Aquellos jóvenes, a los que pronto se les sumaron muchos compatriotas de todas las edades y condiciones sociales, pretendían sacar a su país de la angustiosa necesidad de tener que escoger entre los militares y los islamistas. Soñaban con una democracia en la que los soldados se ocuparan tan solo de la defensa nacional, siempre a las órdenes del poder civil, y en la que todas las religiones y las visiones políticas pudieran expresarse libremente, sin que ninguna le fuera impuesta al conjunto de la ciudadanía. Un año y medio después, al hacerse oficial que Mohamed Morsi, el candidato de los Hermanos Musulmanes, ha ganado las primeras presidenciales egipcias libres, aquellos pioneros de Tahrir están profundamente desencantados. Su país, el más poblado del mundo árabe, comienza una cohabitación que se promete durísima entre aquello que ellos pretendían evitar: la fe y la espada.

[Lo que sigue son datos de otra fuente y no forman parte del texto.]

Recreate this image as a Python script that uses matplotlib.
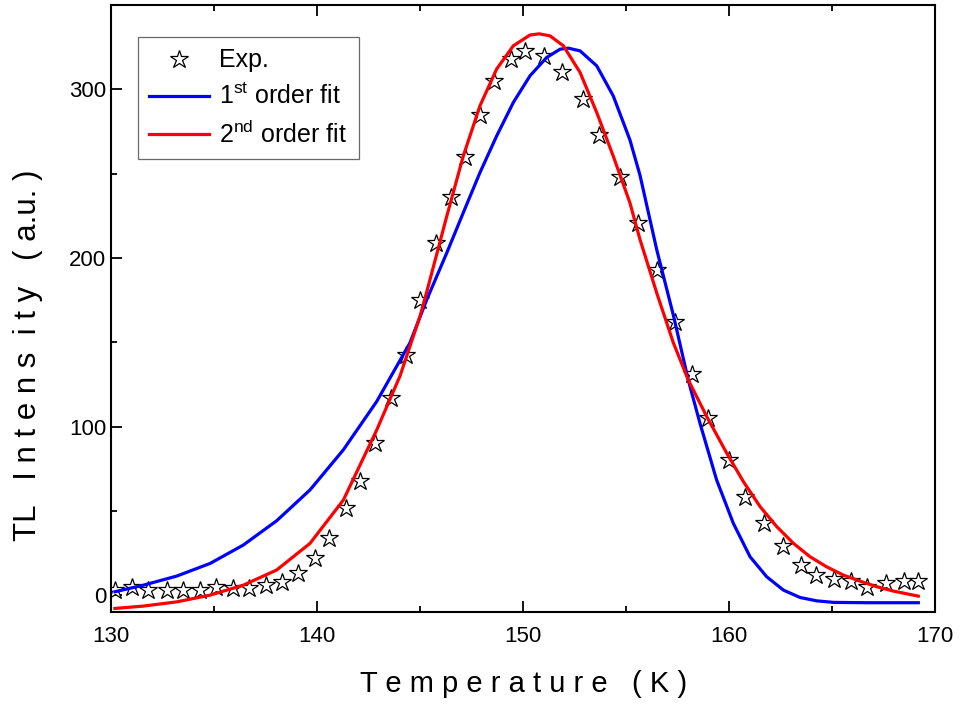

La Junta Militar que, desde la caída de Mubarak, ejerce el poder ejecutivo en Egipto, ha tardado en proclamar, a través de sus voceros institucionales, la victoria de Morsi. Es evidente que se lo ha pensado, le hubiera gustado más poder declarar ganador al candidato mubarakista Shafiq. Pero un pucherazo semejante habría sido aún más escandaloso que la anulación por parte de los militares de las elecciones argelinas de 1992 (aquellas que dieron la victoria a los islamistas del FIS), y tal vez hubiera conducido a Egipto a un resultado semejante: una guerra civil más o menos soterrada y, en cualquier caso, larga, sangrienta y de consecuencias imprevisibles. La Junta ha optado, pues, por aceptar el triunfo de la cofradía en las presidenciales y prepararse para la cohabitación.

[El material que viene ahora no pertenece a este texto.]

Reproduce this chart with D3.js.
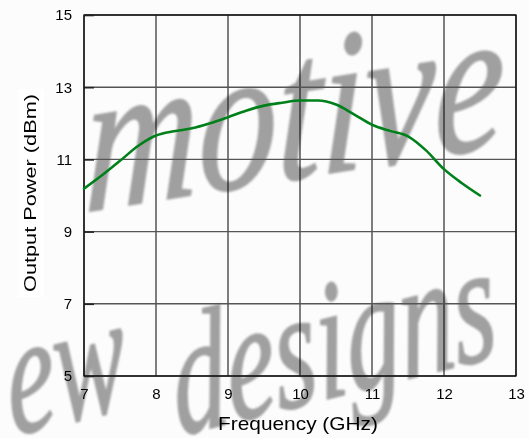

Egipto vive una transición convulsa desde la caída de Mubarak. En ningún momento, la Junta Militar ha emprendido con claridad y determinación la senda democrática. Por emplear un símil español, no ha habido en su cúpula ninguna pareja a lo Juan Carlos I y Adolfo Suárez. La idea de renunciar a dictar el destino nacional y a limitar sus inmensos privilegios económicos, no ha entrado nunca de veras en la cabeza de Tantaui y sus colegas. Estos se han contentado con organizar dos elecciones. Las primeras, las legislativas, con los Hermanos Musulmanes en primera posición y los salafistas en segunda, ya han sido anuladas; las segundas, las presidenciales, tienen nuevamente como ganador a la cofradía a través de Morsi. En unas y otras, la desunión de las fuerzas que en Egipto se llaman “liberales” -los demócratas laicos de cualquier tendencia- ha terminado por darle casi todo el protagonismo a los dos grupos tradicionalmente mejor organizados del país.

El período de cohabitación entre la fe y la espada que se abre en Egipto promete ser tan turbulento como lo vivido en el último año y medio. En las últimas semanas, los militares han ido apretándole preventivamente las tuercas al sucesor de Mubarak en la jefatura del Estado. Amén de su potencia de fuego, en el sentido literal de la palabra, y de su influencia en todos los niveles de la administración del Estado, la Junta Militar cuenta con el poder legislativo, que se ha reservado tras la disolución del Parlamento, y con la capacidad para redactar la futura Constitución. También han recortado las competencias del nuevo presidente.

En cuanto a Morsi y los suyos, no pueden ahora romper la baraja y echarse al monte. Eso, para empezar, no está en la tradición de los Hermanos Musulmanes, y, además, supondría un terrible deterioro de credibilidad y legitimidad entre sus propios partidarios. A los Hermanos Musulmanes les toca ahora gobernar, aunque sea con las manos atadas y con un fusil apuntándoles a la nuca.

Permanezcan atentos a sus pantallas.